ALLHANDS: Generally. Harquahala has been in play and has been something that’s been talked about for many, many years, way before anybody was talking about ag-to-urban. But the concept with ag-to-urban is just that, where knowing that farmland uses a lot of water, taking that land out of commission and then using that water for houses — which use a lot less — is considered to be something that might at least help us continue to grow over time without completely depleting the aquifer.
GILGER: Right. So Elvia, what do you think this kind of deal says and this idea of ag-to-urban says about what might be possible in terms of growth in the future of our state?
ELVIA DÍAZ: Well, it tells me that they are serious about dealing with the water issue. And going back to the reader, he or she — I can’t remember if it was she or he — was asking the right question about development, right?
I, too, laughed when I saw it. But it is about how much do we want to grow, and at what expense? In this case, we’re talking about using agricultural water to build more homes.
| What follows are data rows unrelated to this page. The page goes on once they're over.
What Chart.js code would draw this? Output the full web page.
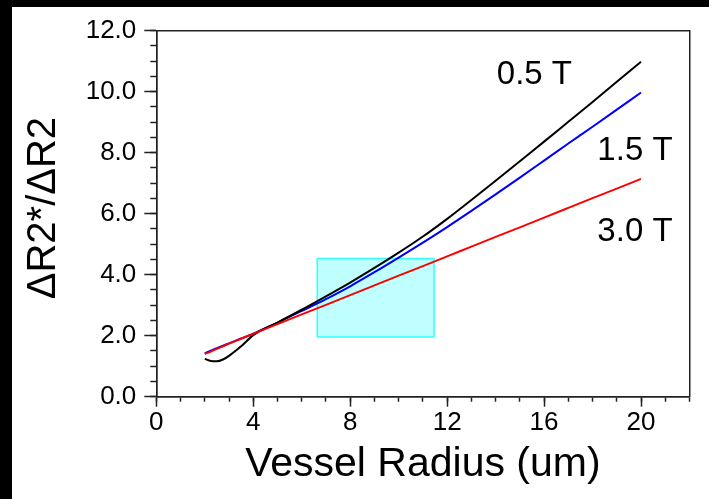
<!DOCTYPE html>
<html>
<head>
<meta charset="utf-8">
<script src="https://cdn.jsdelivr.net/npm/chart.js@4/dist/chart.umd.min.js"></script>
<style>
  html, body { margin: 0; padding: 0; background: #000; width: 709px; height: 499px; overflow: hidden; }
  #wrap { position: absolute; left: 12px; top: 7px; width: 697px; height: 492px; background: #fff; }
  canvas { display: block; }
</style>
</head>
<body>
<div id="wrap"><canvas id="c" width="697" height="492"></canvas></div>
<script>
// ---- data ----
const radius = [2, 2.25, 2.5, 2.75, 3, 3.5, 4, 5, 6, 7, 8, 9, 10, 11, 12, 13, 14, 15, 16, 17, 18, 19, 20];
const series05T = [1.24, 1.17, 1.16, 1.22, 1.34, 1.65, 2.02, 2.43, 2.85, 3.29, 3.74, 4.22, 4.72, 5.25, 5.83, 6.45, 7.08, 7.72, 8.36, 9.01, 9.66, 10.32, 10.98];
const series15T = [1.42, 1.51, 1.59, 1.67, 1.75, 1.91, 2.07, 2.43, 2.81, 3.2, 3.62, 4.08, 4.56, 5.05, 5.56, 6.09, 6.63, 7.18, 7.74, 8.3, 8.85, 9.41, 9.97];
const series30T = [1.40, 1.48, 1.57, 1.65, 1.74, 1.90, 2.06, 2.38, 2.70, 3.01, 3.33, 3.65, 3.97, 4.28, 4.60, 4.92, 5.24, 5.55, 5.87, 6.19, 6.51, 6.82, 7.14];
const seriesNames = ['0.5 T', '1.5 T', '3.0 T'];
const labelX = [15.6, 19.75, 19.75];
const labelY = [10.55, 8.07, 5.4];
const boxX = [6.64, 11.46];
const boxY = [1.96, 4.53];
const xTicksMajor = [0, 4, 8, 12, 16, 20];
const yTicksMajor = [0, 2, 4, 6, 8, 10, 12];

const FONT = '"Liberation Sans", Arial, Helvetica, sans-serif';
const AX = '#222';

const toXY = (xs, ys) => xs.map((x, i) => ({ x: x, y: ys[i] }));

const boxPts = [
  { x: boxX[0], y: boxY[0] }, { x: boxX[0], y: boxY[1] },
  { x: boxX[1], y: boxY[1] }, { x: boxX[1], y: boxY[0] },
  { x: boxX[0], y: boxY[0] }
];

const seriesLabels = {
  id: 'seriesLabels',
  afterDatasetsDraw(chart) {
    const { ctx, scales } = chart;
    ctx.save();
    ctx.font = '33px ' + FONT;
    ctx.fillStyle = '#000';
    ctx.textAlign = 'center';
    ctx.textBaseline = 'middle';
    seriesNames.forEach((t, i) => {
      ctx.fillText(t, scales.x.getPixelForValue(labelX[i]), scales.y.getPixelForValue(labelY[i]));
    });
    ctx.restore();
  }
};

new Chart(document.getElementById('c'), {
  type: 'line',
  data: {
    datasets: [
      { label: 'box', data: boxPts, borderColor: '#33ffff', backgroundColor: '#c0ffff', borderWidth: 1.5, fill: 'shape', tension: 0, order: 10, pointRadius: 0 },
      { label: seriesNames[1], data: toXY(radius, series15T), borderColor: '#0000ff', borderWidth: 2, fill: false, order: 3, pointRadius: 0, cubicInterpolationMode: 'monotone' },
      { label: seriesNames[0], data: toXY(radius, series05T), borderColor: '#000000', borderWidth: 2, fill: false, order: 2, pointRadius: 0, cubicInterpolationMode: 'monotone' },
      { label: seriesNames[2], data: toXY(radius, series30T), borderColor: '#ff0000', borderWidth: 2, fill: false, order: 1, pointRadius: 0, cubicInterpolationMode: 'monotone' }
    ]
  },
  options: {
    responsive: false,
    animation: false,
    layout: { padding: 0 },
    plugins: { legend: { display: false }, tooltip: { enabled: false } },
    scales: {
      x: {
        type: 'linear', position: 'bottom', weight: 1, min: 0, max: 22,
        afterBuildTicks: s => { s.ticks = xTicksMajor.map(v => ({ value: v })); },
        ticks: { font: { family: FONT, size: 26 }, color: '#000', padding: 1, maxRotation: 0, autoSkip: false },
        grid: { drawOnChartArea: false, tickLength: 10, tickColor: AX, tickWidth: 1.5 },
        border: { color: AX, width: 1.5 },
        title: { display: true, text: 'Vessel Radius (um)', font: { family: FONT, size: 41 }, color: '#000', padding: { top: 0, bottom: 10 } },
        afterFit: s => { s.height = 102.3; }
      },
      xMinor: {
        type: 'linear', position: 'bottom', weight: 0, min: 0, max: 22,
        ticks: { display: false, stepSize: 1, autoSkip: false },
        grid: { drawOnChartArea: false, tickLength: 5, tickColor: AX, tickWidth: 1.5 },
        border: { color: AX, width: 1.5 },
        afterFit: s => { s.height = 0; }
      },
      xTop: {
        type: 'linear', position: 'top', min: 0, max: 22,
        ticks: { display: false },
        grid: { display: false },
        border: { display: true, color: AX, width: 1.5 },
        afterFit: s => { s.height = 22.7; }
      },
      y: {
        type: 'linear', position: 'left', weight: 1, min: 0, max: 12,
        afterBuildTicks: s => { s.ticks = yTicksMajor.map(v => ({ value: v })); },
        ticks: { font: { family: FONT, size: 26 }, color: '#000', padding: 8, autoSkip: false, callback: v => Number(v).toFixed(1) },
        grid: { drawOnChartArea: false, tickLength: 12, tickColor: AX, tickWidth: 1.5 },
        border: { color: AX, width: 1.5 },
        title: { display: true, text: ' ΔR2*/ΔR2', font: { family: FONT, size: 40 }, color: '#000', padding: { top: 8, bottom: 0 } },
        afterFit: s => { s.width = 144.3; }
      },
      yMinor: {
        type: 'linear', position: 'left', weight: 0, min: 0, max: 12,
        ticks: { display: false, stepSize: 0.5, autoSkip: false },
        grid: { drawOnChartArea: false, tickLength: 6, tickColor: AX, tickWidth: 1.5 },
        border: { color: AX, width: 1.5 },
        afterFit: s => { s.width = 0; }
      },
      yRight: {
        type: 'linear', position: 'right', min: 0, max: 12,
        ticks: { display: false },
        grid: { display: false },
        border: { display: true, color: AX, width: 1.5 },
        afterFit: s => { s.width = 19.5; }
      }
    }
  },
  plugins: [seriesLabels]
});
</script>
</body>
</html>
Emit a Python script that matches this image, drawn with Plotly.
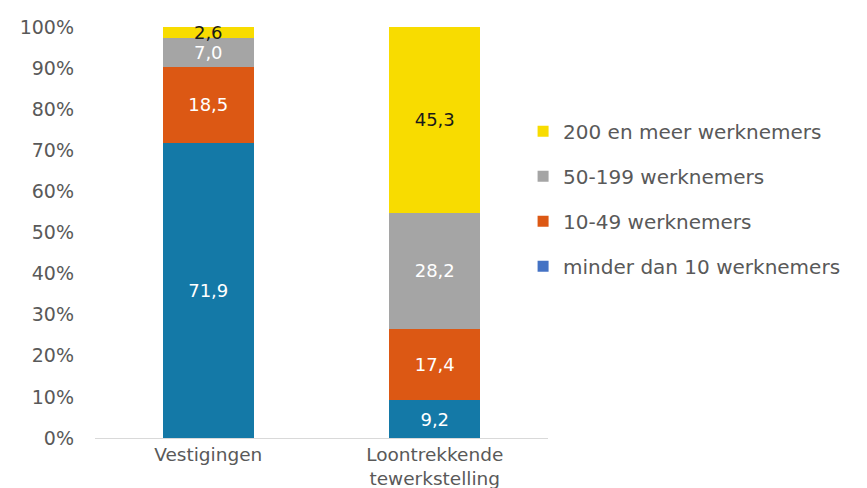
import plotly.graph_objects as go

categories = ["Vestigingen", "Loontrekkende<br>tewerkstelling"]
series_names = ["minder dan 10 werknemers", "10-49 werknemers", "50-199 werknemers", "200 en meer werknemers"]
minder_10 = [71.9, 9.2]
w10_49 = [18.5, 17.4]
w50_199 = [7.0, 28.2]
w200_plus = [2.6, 45.3]
y_ticks = [0, 10, 20, 30, 40, 50, 60, 70, 80, 90, 100]
y_tick_labels = [f"{t}%" for t in y_ticks]

bar_colors = ["#1479A7", "#DC5814", "#A5A5A5", "#F8DC00"]
legend_colors = ["#4472C4", "#DC5814", "#A5A5A5", "#F8DC00"]
text_colors = ["white", "white", "white", "#1a1a1a"]
FONT = "DejaVu Sans"
GREY = "#595959"

fig = go.Figure()
for name, vals, col, tc in zip(series_names, [minder_10, w10_49, w50_199, w200_plus], bar_colors, text_colors):
    fig.add_trace(go.Bar(
        x=categories, y=vals, name=name, showlegend=False,
        marker=dict(color=col, line=dict(width=0)),
        texttemplate="%{y:.1f}", textposition="inside", insidetextanchor="middle",
        textangle=0, constraintext="none",
        textfont=dict(family=FONT, size=18, color=tc),
        hoverinfo="skip",
    ))

# legend entries (top to bottom)
for i in [3, 2, 1, 0]:
    fig.add_trace(go.Scatter(
        x=[None], y=[None], mode="markers", name=series_names[i],
        legendgroup=series_names[i],
        marker=dict(symbol="square", size=11, color=legend_colors[i]),
    ))

fig.update_layout(
    width=867, height=488,
    margin=dict(l=95, r=319, t=25, b=50),
    barmode="stack", bargap=0.6,
    separators=",.",
    plot_bgcolor="white", paper_bgcolor="white",
    font=dict(family=FONT, size=19, color=GREY),
    legend=dict(
        x=0.945, xanchor="left", y=0.79, yanchor="top",
        traceorder="grouped", tracegroupgap=16,
        font=dict(family=FONT, size=20, color=GREY),
        bgcolor="rgba(0,0,0,0)",
    ),
    xaxis=dict(
        showline=True, linecolor="#D9D9D9", linewidth=1, automargin=False,
        showgrid=False, ticks="", ticklen=0, tickfont=dict(family=FONT, size=18.5, color=GREY),
    ),
    yaxis=dict(
        range=[0, 100.5], tickvals=y_ticks, ticktext=y_tick_labels,
        showgrid=False, zeroline=False, showline=False, ticks="", automargin=False,
        ticklabelstandoff=20,
        tickfont=dict(family=FONT, size=19, color=GREY),
    ),
)

fig.write_html("out.html")
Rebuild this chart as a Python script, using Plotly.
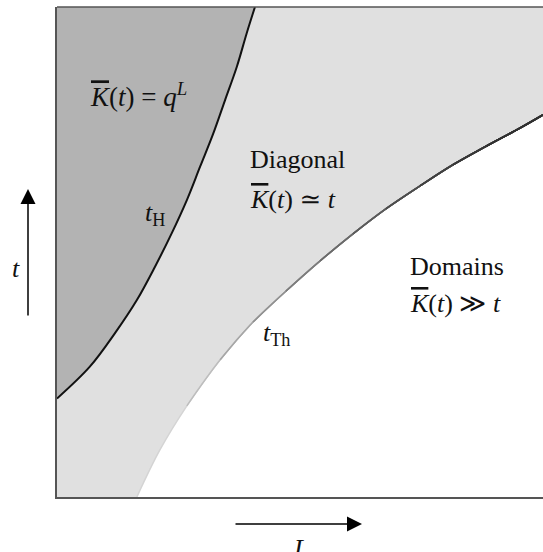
import plotly.graph_objects as go

# Boundary t_H (system size L vs time t)
tH_L = [0.0, 0.067, 0.118, 0.163, 0.200, 0.234, 0.265, 0.292, 0.319, 0.343, 0.367, 0.387, 0.404]
tH_t = [0.201, 0.266, 0.334, 0.402, 0.470, 0.538, 0.606, 0.674, 0.742, 0.810, 0.878, 0.946, 1.0]

# Boundary t_Th
tTh_L = [0.163, 0.210, 0.265, 0.333, 0.400, 0.467, 0.537, 0.604, 0.671, 0.741, 0.808, 0.876, 0.945, 0.992]
tTh_t = [0.0, 0.096, 0.186, 0.280, 0.357, 0.420, 0.482, 0.537, 0.588, 0.635, 0.678, 0.716, 0.753, 0.780]

FONT = "Liberation Serif, DejaVu Serif, serif"
KBAR = '<span style="text-decoration:overline"><i>K</i></span>'

fig = go.Figure()

# dark region: left of t_H
fig.add_trace(go.Scatter(x=tH_L, y=tH_t, mode="lines", fill="tozerox",
                         fillcolor="#b3b3b3", line=dict(color="#111111", width=2, shape="spline"),
                         hoverinfo="skip", showlegend=False))

# white region: below t_Th
fig.add_trace(go.Scatter(x=tTh_L, y=tTh_t, mode="lines", fill="tozeroy",
                         fillcolor="#ffffff", line=dict(color="#d4d4d4", width=1.5, shape="spline"),
                         hoverinfo="skip", showlegend=False))

# fading edge of t_Th (darker towards large L)
shades = ["#bdbdbd", "#a6a6a6", "#909090", "#7c7c7c", "#6a6a6a", "#5a5a5a",
          "#4c4c4c", "#404040", "#363636", "#303030"]
for k, col in enumerate(shades):
    s = k + 2
    fig.add_trace(go.Scatter(x=tTh_L[s:], y=tTh_t[s:], mode="lines",
                             line=dict(color=col, width=1.4 + 0.05 * k, shape="spline"),
                             hoverinfo="skip", showlegend=False))

ann = []
def txt(text, x, y, xa="left", size=26):
    ann.append(dict(text=text, x=x, y=y, xref="paper", yref="paper", xanchor=xa, yanchor="middle",
                    showarrow=False, font=dict(family=FONT, size=size, color="#111111")))

def px(x):
    return (x - 57) / 486.0

def py(y):
    return (497 - y) / 490.0

txt(KBAR + "(<i>t</i>) = <i>q</i><sup><i>L</i></sup>", px(88), py(95), size=27)
txt("Diagonal", px(248), py(160))
txt(KBAR + "(<i>t</i>) ≃ <i>t</i>", px(248), py(199))
txt("Domains", px(408), py(266))
txt(KBAR + "(<i>t</i>) ≫ <i>t</i>", px(408), py(304))
txt("<i>t</i><sub>Th</sub>", px(261), py(334))
txt("<i>t</i><sub>H</sub>", px(143), py(214))
txt("<i>t</i>", px(16), py(268), xa="center")
txt("<i>L</i>", px(300), py(548), xa="center")

# axis arrows
ann.append(dict(x=px(28), y=py(189), xref="paper", yref="paper", ax=0, ay=128, text="",
                showarrow=True, arrowhead=2, arrowsize=2, arrowwidth=1.5, arrowcolor="#000000", standoff=0))
ann.append(dict(x=px(362), y=py(524), xref="paper", yref="paper", ax=-128, ay=0, text="",
                showarrow=True, arrowhead=2, arrowsize=2, arrowwidth=1.5, arrowcolor="#000000", standoff=0))

fig.update_layout(
    width=543, height=552,
    margin=dict(l=57, r=0, t=7, b=55),
    paper_bgcolor="#ffffff", plot_bgcolor="#e0e0e0",
    xaxis=dict(range=[0, 486 / 490.0], showgrid=False, zeroline=False, showticklabels=False,
               ticks="", showline=True, linecolor="#555555", linewidth=1.5, fixedrange=True),
    yaxis=dict(range=[0, 1], showgrid=False, zeroline=False, showticklabels=False,
               ticks="", showline=True, linecolor="#555555", linewidth=1.5, fixedrange=True),
    annotations=ann,
    shapes=[dict(type="line", xref="paper", yref="paper", x0=0, x1=1, y0=1, y1=1,
                 line=dict(color="#555555", width=1.5))],
)

fig.write_html("out.html", config={"displayModeBar": False},
               post_script="document.body.style.margin='0px';")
And so eventually we may not have an agriculture at all, and when I say eventually, I’m talking about, I don’t know, 100 years from now.
So that is concerning as well because Arizona is one of the agriculture states in the nation. Joanna writes a lot about we are the only state that grows lettuce in the winter, for instance, and that kind of a thing.
So we’re talking about the Harquahala basin, one basin, but then it could expand to others. So that’s something that it concerns me about. Another thing that I always have questions about is that this deal, it sounds great on paper, but it will take a lot of money to actually do it. They have to build the infrastructure. They have to build the pipelines to bring the water into the urban areas. And I just hope that we the taxpayers are not hooked for that bill in the future.
So the deal sounds great, but what is that gonna do to our agriculture, and whether that opens up to less agriculture, more development, and then it’s a vicious cycle.
GILGER: Right, let me ask you about that, Joanna, because Elvia brings up an important point here, which is that if the future of the state relies on basically getting rid of agriculture because it uses too much water and using that water instead to develop and continue growing, what does that say about the future of the agricultural industry in our state? Like, don’t we need that?
ALLHANDS: Well yeah, and I think if that is the goal, if that is what the MO is, is to get rid of agriculture in Arizona, I think we’ve, we’re kind of misplaced.
Agriculture does have a place here. The question is how much and, and how do we continue to help farmers be successful at the same time understanding that we have these water realities?
I think what’s interesting about the ag-to-urban bill is that the people that are going to be selling their land, this isn’t going to be a mandated kind of thing. It’s gonna be a farmer who decides, “Hey, I’m at retirement age,” or honestly, a lot of the places that own land out there are developers that bought that land many, many years ago to develop and then just leased it to farmers who are going to say, “You know what, it’s in our best interest to try to get some additional value out of our land” and that they’ll be replenishing that water, too.
It’s not like with agriculture, there is some replenishment that has just with the amount of water that they’re using in irrigation, but largely, a lot of that is not being replenished. Housing does replenish that water. So it’s choices, right? It’s trade-offs. It’s trying to figure out, how do we balance all of these very different but very valid uses of water to move forward?
GILGER: Elvia, let me ask you about that. You also have the argument that we can’t stop developing. We can’t stop people moving here, like actually you just can’t stop doing that. But also if we do, there would be economic implications, right?
DÍAZ: There are economic implications for everything. And yes, we can’t stop people from moving here. I mean, if there are no places to live, you know that that choice will be theirs. Where, where are they gonna rent? Where are they gonna buy a house?
Agriculture and vegetables and what have you are very difficult to grow here, and we’re not growing enough of that. In the United States we’re importing most of that. This will exacerbate the problem instead of helping.
GILGER: So let me ask you lastly, Joanna, about how you think those puzzle pieces should be balanced in the future. What you’re looking at here is taking water from one place and giving it to another so we can develop agricultural interests versus urban interests.
Do you think that this will be an ongoing shuffle as we continue forward?
ALLHANDS: Oh, absolutely, yeah, this is going to be something that we will continue to wrestle with for decades. And the thing that I continue to say, and I’ll probably say it until I’m blue in the face, is that nothing that we do moving forward is going to be perfect.
There’s no perfect water deals because there’s not enough water to go around in the way that we used to use water. And so we’re gonna have to think in new ways. We’re gonna have to do things.
And so I say all the time, don’t wait out for the deal that is the deal that you want. Take the deal that you can live with, because that’s kind of the way that we move forward.
And so it’s gonna take those kinds of compromises between farmers and cities and, you know, data centers and giant semiconductor factories and all of the different water uses that we have and that are emerging in our state, they all are going to have to make sacrifices and compromises to sort of have a rising tide lift all ships.